_Entries_

────────────────────────────────────────

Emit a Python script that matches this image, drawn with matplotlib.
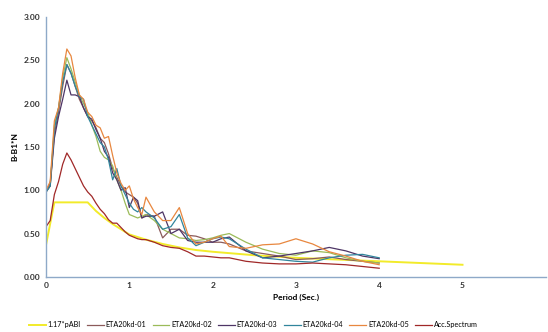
import numpy as np
import matplotlib
matplotlib.use("Agg")
import matplotlib.pyplot as plt

plt.rcParams["font.family"] = ["Lato", "DejaVu Sans"]

# spectre de calcul
t_code = [0.0, 0.1, 0.5, 0.6, 0.7, 0.8, 0.9, 1.0, 1.2, 1.4, 1.6, 1.8, 2.0, 2.5, 3.0, 3.5, 4.0, 4.5, 5.0]
v_code = [0.37, 0.86, 0.86, 0.76, 0.68, 0.61, 0.55, 0.49, 0.43, 0.38, 0.34, 0.31, 0.29, 0.25, 0.22, 0.20, 0.18, 0.16, 0.14]

# periodes des accelerogrammes
t_rec = [0.0, 0.05, 0.1, 0.15, 0.2, 0.25, 0.3, 0.35, 0.4, 0.45, 0.5, 0.55, 0.6, 0.65, 0.7, 0.75,
         0.8, 0.85, 0.9, 0.95, 1.0, 1.05, 1.1, 1.15, 1.2, 1.3, 1.4, 1.5, 1.6, 1.7, 1.8, 1.9, 2.0,
         2.1, 2.2, 2.4, 2.6, 2.8, 3.0, 3.2, 3.4, 3.6, 3.8, 4.0]

eta01 = [0.98, 1.08, 1.65, 1.9, 2.2, 2.45, 2.35, 2.2, 2.05, 1.95, 1.85, 1.8, 1.72, 1.6, 1.55, 1.42,
         1.25, 1.15, 1.05, 0.98, 0.95, 0.92, 0.85, 0.68, 0.72, 0.7, 0.45, 0.55, 0.55, 0.48, 0.47, 0.44, 0.40,
         0.40, 0.38, 0.30, 0.27, 0.24, 0.20, 0.21, 0.23, 0.20, 0.18, 0.16]
eta02 = [0.98, 1.05, 1.75, 1.95, 2.3, 2.53, 2.4, 2.25, 2.1, 2.0, 1.9, 1.75, 1.62, 1.45, 1.38, 1.35,
         1.28, 1.12, 1.0, 0.85, 0.72, 0.70, 0.68, 0.70, 0.72, 0.65, 0.55, 0.50, 0.45, 0.44, 0.42, 0.43, 0.45,
         0.48, 0.50, 0.40, 0.32, 0.27, 0.25, 0.30, 0.28, 0.22, 0.18, 0.16]
eta03 = [0.98, 1.05, 1.6, 1.85, 2.05, 2.27, 2.1, 2.1, 2.08, 1.95, 1.85, 1.82, 1.7, 1.6, 1.45, 1.38,
         1.2, 1.12, 1.0, 1.03, 0.80, 0.92, 0.88, 0.68, 0.70, 0.70, 0.75, 0.50, 0.55, 0.42, 0.40, 0.40, 0.40,
         0.44, 0.46, 0.30, 0.22, 0.24, 0.27, 0.30, 0.34, 0.30, 0.24, 0.21]
eta04 = [0.98, 1.05, 1.7, 1.95, 2.25, 2.45, 2.35, 2.2, 2.08, 2.05, 1.85, 1.75, 1.65, 1.55, 1.5, 1.35,
         1.12, 1.25, 1.05, 0.95, 0.85, 0.78, 0.75, 0.80, 0.75, 0.68, 0.55, 0.58, 0.72, 0.45, 0.36, 0.40, 0.44,
         0.46, 0.44, 0.32, 0.22, 0.20, 0.18, 0.17, 0.22, 0.25, 0.26, 0.22]
eta05 = [1.0, 1.1, 1.8, 1.95, 2.35, 2.63, 2.55, 2.3, 2.1, 2.05, 1.9, 1.85, 1.75, 1.72, 1.6, 1.62,
         1.4, 1.2, 1.08, 1.0, 1.05, 0.90, 0.80, 0.72, 0.92, 0.75, 0.65, 0.65, 0.80, 0.50, 0.38, 0.40, 0.44,
         0.47, 0.35, 0.33, 0.37, 0.38, 0.44, 0.38, 0.29, 0.24, 0.18, 0.14]
acc = [0.58, 0.65, 0.95, 1.1, 1.3, 1.43, 1.35, 1.25, 1.15, 1.05, 0.98, 0.93, 0.85, 0.78, 0.73, 0.66,
       0.62, 0.62, 0.57, 0.52, 0.48, 0.46, 0.44, 0.43, 0.43, 0.40, 0.36, 0.34, 0.33, 0.29, 0.24, 0.24, 0.23,
       0.22, 0.22, 0.18, 0.16, 0.15, 0.15, 0.16, 0.15, 0.14, 0.12, 0.10]

series = [
    ("ETA20kd-01", eta01, "#8B5A5A"),
    ("ETA20kd-02", eta02, "#9BBB59"),
    ("ETA20kd-03", eta03, "#4E3566"),
    ("ETA20kd-04", eta04, "#31859C"),
    ("ETA20kd-05", eta05, "#E8873F"),
    ("Acc.Spectrum", acc, "#A02828"),
]

fig = plt.figure(figsize=(5.48, 3.32), dpi=100)
ax = fig.add_axes([0.084, 0.166, 0.912, 0.783])

ax.plot(t_code, v_code, color="#F2EB2A", lw=1.4, label="1.17*pABI")
for nom, vals, col in series:
    ax.plot(t_rec, vals, color=col, lw=0.9, label=nom)

ax.set_xlim(0, 6)
ax.set_ylim(0, 3)
ax.set_xticks([0, 1, 2, 3, 4, 5])
ax.set_yticks(np.arange(0, 3.01, 0.5))
ax.set_yticklabels([f"{v:.2f}" for v in np.arange(0, 3.01, 0.5)])
ax.tick_params(length=0, labelsize=6, pad=4)
for lab in ax.get_xticklabels() + ax.get_yticklabels():
    lab.set_fontweight("bold")
    lab.set_color("#333333")

for s in ["top", "right"]:
    ax.spines[s].set_visible(False)
for s in ["left", "bottom"]:
    ax.spines[s].set_color("#8EA9C8")
    ax.spines[s].set_linewidth(1.0)

ax.set_xlabel("Period (Sec.)", fontsize=6, fontweight="bold", labelpad=3)
ax.set_ylabel("B-B1*N", fontsize=6, fontweight="bold", labelpad=4)

fig.legend(loc="center", bbox_to_anchor=(0.462, 0.022), ncol=7, frameon=False,
           fontsize=5.2, handlelength=2.3, columnspacing=0.9, handletextpad=0.25)

fig.savefig("out.png", dpi=100)
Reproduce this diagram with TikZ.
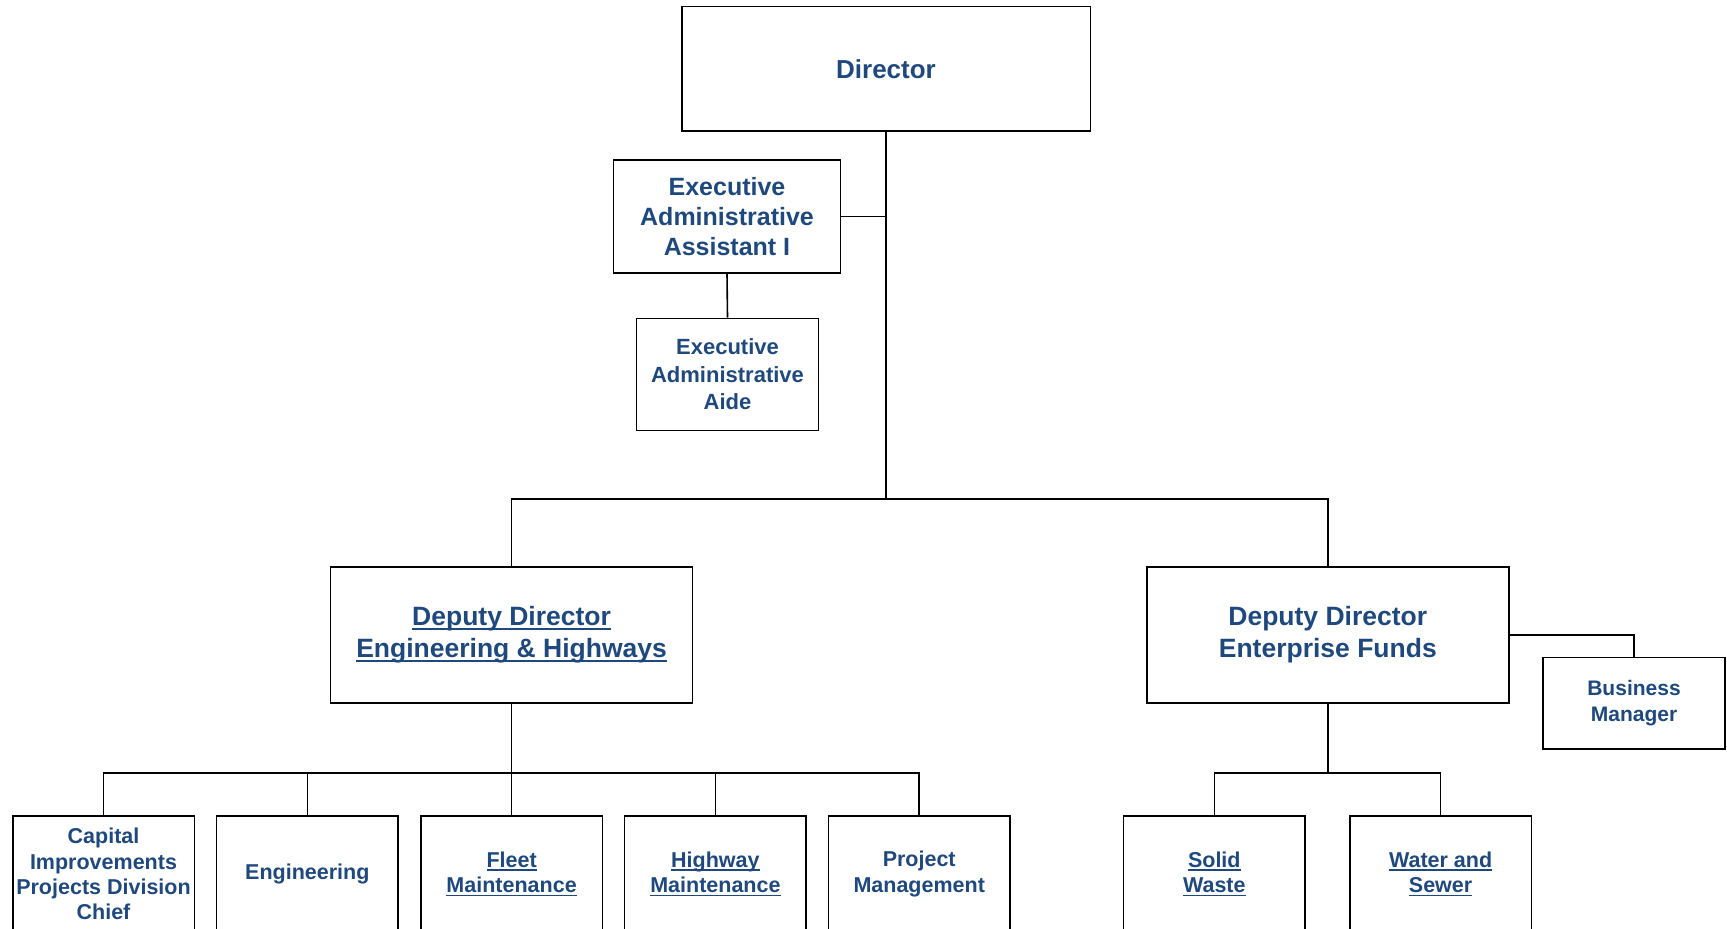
\documentclass[tikz,border=0pt]{standalone}
\usepackage{fontspec}
\setmainfont{Liberation Sans}
\usepackage{tikz}
\usetikzlibrary{positioning}
\definecolor{orgblue}{RGB}{31,73,125}
\newcommand{\ulink}[1]{\setbox0\hbox{#1}\rlap{\rule[-4pt]{\wd0}{1.8pt}}\box0}
\tikzset{
  basic/.style  = {draw, rectangle, line width=1.6pt, inner sep=0pt, align=center,
                   font=\bfseries, text=orgblue},
  top box/.style = {basic, font=\bfseries\fontsize{25}{30}\selectfont},
  mid box/.style = {basic, font=\bfseries\fontsize{26.5}{32}\selectfont,
                   minimum width=362pt, minimum height=135.5pt},
  unit box/.style = {basic, font=\bfseries\fontsize{21.5}{25.3}\selectfont,
                   minimum width=181.6pt, minimum height=116pt},
  link/.style = {line width=1.6pt}
}

\begin{document}
\begin{tikzpicture}[x=1pt,y=-1pt]
\useasboundingbox (0,0) rectangle (1727,929);
\clip (0,0) rectangle (1727,929);

% top of the chart
\node[top box, minimum width=408.6pt, minimum height=124.4pt,
      font=\bfseries\fontsize{26}{30}\selectfont] (dir) at (886,68.8) {Director};
\node[top box, minimum width=227pt, minimum height=113.4pt] (eaa) at (727,216.4)
  {Executive\\Administrative\\Assistant I};
\node[basic, minimum width=181.7pt, minimum height=112.3pt,
      font=\bfseries\fontsize{22}{27.5}\selectfont] (aide) at (727.5,374.5)
  {Executive\\Administrative\\Aide};

% deputies
\node[mid box] (ddeng) at (511.6,635) {\ulink{Deputy Director}\\\ulink{Engineering \& Highways}};
\node[mid box] (ddent) at (1327.8,635) {Deputy Director\\Enterprise Funds};
\node[basic, minimum width=181.8pt, minimum height=91.5pt,
      font=\bfseries\fontsize{21}{26.4}\selectfont] (bm) at (1634,703.3) {Business\\Manager};

% divisions
\node[unit box] (cap) at (103.5,874) {Capital\\Improvements\\Projects Division\\Chief};
\node[unit box] (eng) at (307.3,874) {Engineering};
\node[unit box] (fleet) at (511.6,874) {\ulink{Fleet}\\\ulink{Maintenance}};
\node[unit box] (hwy) at (715.4,874) {\ulink{Highway}\\\ulink{Maintenance}};
\node[unit box] (proj) at (919.2,874) {Project\\Management};
\node[unit box] (solid) at (1214.3,874) {\ulink{Solid}\\\ulink{Waste}};
\node[unit box] (water) at (1440.6,874) {\ulink{Water and}\\\ulink{Sewer}};

\coordinate (top) at (886,499);
\coordinate (engbus) at (511.6,773.2);
\coordinate (entbus) at (1327.8,773.2);

% connectors
\draw[link] (dir.south) -- (top);
\draw[link] (eaa.east) -- (eaa.east -| dir.south);
\draw[link] (eaa.south) -- (aide.north);
\draw[link] (ddeng.north) |- (top) -| (ddent.north);
\draw[link] (ddent.east) -| (bm.north);
\draw[link] (ddeng.south) -- (engbus);
\draw[link] (cap.north) |- (engbus) -| (proj.north);
\foreach \n in {eng,fleet,hwy}
  \draw[link] (\n.north) -- (\n.north |- engbus);
\draw[link] (ddent.south) -- (entbus);
\draw[link] (solid.north) |- (entbus) -| (water.north);
\end{tikzpicture}
\end{document}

────────────────────────────────────────

_What you are asked to do_
Look through the data and gather every line with the string "this" in it.

_Reply_
Emit a Python script that matches this image, drawn with matplotlib.
Reproduce this diagram with TikZ.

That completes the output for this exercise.